What is expected: Go through the listing and set it down exactly, leaving out its pictures.

Recorded information:

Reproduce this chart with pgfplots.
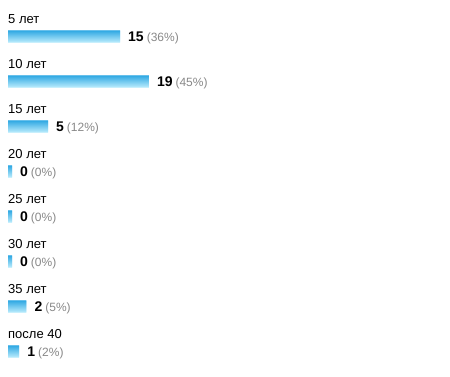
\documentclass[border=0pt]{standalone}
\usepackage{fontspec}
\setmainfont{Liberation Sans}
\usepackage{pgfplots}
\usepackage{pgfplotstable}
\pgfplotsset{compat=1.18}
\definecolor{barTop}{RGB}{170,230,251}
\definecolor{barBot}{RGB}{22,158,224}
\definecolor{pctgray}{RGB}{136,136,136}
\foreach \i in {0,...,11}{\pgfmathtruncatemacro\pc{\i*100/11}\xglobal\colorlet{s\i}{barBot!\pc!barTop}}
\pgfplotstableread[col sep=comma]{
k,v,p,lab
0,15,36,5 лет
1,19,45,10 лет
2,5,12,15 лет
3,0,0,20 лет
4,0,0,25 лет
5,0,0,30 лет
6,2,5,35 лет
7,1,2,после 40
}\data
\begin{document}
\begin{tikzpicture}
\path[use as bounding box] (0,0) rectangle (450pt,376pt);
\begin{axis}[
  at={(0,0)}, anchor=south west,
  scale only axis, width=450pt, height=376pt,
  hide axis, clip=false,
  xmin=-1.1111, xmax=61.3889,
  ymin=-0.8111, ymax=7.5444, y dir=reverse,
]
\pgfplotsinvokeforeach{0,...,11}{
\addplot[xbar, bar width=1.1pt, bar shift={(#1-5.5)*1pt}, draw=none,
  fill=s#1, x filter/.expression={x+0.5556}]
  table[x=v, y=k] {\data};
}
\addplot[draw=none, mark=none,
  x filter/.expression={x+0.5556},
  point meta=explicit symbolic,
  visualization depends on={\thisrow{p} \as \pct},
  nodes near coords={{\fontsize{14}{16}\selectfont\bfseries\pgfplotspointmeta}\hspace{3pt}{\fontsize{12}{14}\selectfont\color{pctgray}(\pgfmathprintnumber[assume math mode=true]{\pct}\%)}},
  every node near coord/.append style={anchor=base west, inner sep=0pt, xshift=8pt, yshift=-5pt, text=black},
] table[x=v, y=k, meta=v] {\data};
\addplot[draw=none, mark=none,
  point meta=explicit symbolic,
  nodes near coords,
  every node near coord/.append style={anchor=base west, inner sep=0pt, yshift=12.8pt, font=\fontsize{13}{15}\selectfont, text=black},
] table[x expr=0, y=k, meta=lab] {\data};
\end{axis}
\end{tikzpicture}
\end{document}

Task output:
Reproduce this chart with pgfplots.
\documentclass[border=0pt]{standalone}
\usepackage{fontspec}
\setmainfont{Liberation Sans}
\usepackage{pgfplots}
\usepackage{pgfplotstable}
\pgfplotsset{compat=1.18}
\definecolor{barTop}{RGB}{170,230,251}
\definecolor{barBot}{RGB}{22,158,224}
\definecolor{pctgray}{RGB}{136,136,136}
\foreach \i in {0,...,11}{\pgfmathtruncatemacro\pc{\i*100/11}\xglobal\colorlet{s\i}{barBot!\pc!barTop}}
\pgfplotstableread[col sep=comma]{
k,v,p,lab
0,15,36,5 лет
1,19,45,10 лет
2,5,12,15 лет
3,0,0,20 лет
4,0,0,25 лет
5,0,0,30 лет
6,2,5,35 лет
7,1,2,после 40
}\data
\begin{document}
\begin{tikzpicture}
\path[use as bounding box] (0,0) rectangle (450pt,376pt);
\begin{axis}[
  at={(0,0)}, anchor=south west,
  scale only axis, width=450pt, height=376pt,
  hide axis, clip=false,
  xmin=-1.1111, xmax=61.3889,
  ymin=-0.8111, ymax=7.5444, y dir=reverse,
]
\pgfplotsinvokeforeach{0,...,11}{
\addplot[xbar, bar width=1.1pt, bar shift={(#1-5.5)*1pt}, draw=none,
  fill=s#1, x filter/.expression={x+0.5556}]
  table[x=v, y=k] {\data};
}
\addplot[draw=none, mark=none,
  x filter/.expression={x+0.5556},
  point meta=explicit symbolic,
  visualization depends on={\thisrow{p} \as \pct},
  nodes near coords={{\fontsize{14}{16}\selectfont\bfseries\pgfplotspointmeta}\hspace{3pt}{\fontsize{12}{14}\selectfont\color{pctgray}(\pgfmathprintnumber[assume math mode=true]{\pct}\%)}},
  every node near coord/.append style={anchor=base west, inner sep=0pt, xshift=8pt, yshift=-5pt, text=black},
] table[x=v, y=k, meta=v] {\data};
\addplot[draw=none, mark=none,
  point meta=explicit symbolic,
  nodes near coords,
  every node near coord/.append style={anchor=base west, inner sep=0pt, yshift=12.8pt, font=\fontsize{13}{15}\selectfont, text=black},
] table[x expr=0, y=k, meta=lab] {\data};
\end{axis}
\end{tikzpicture}
\end{document}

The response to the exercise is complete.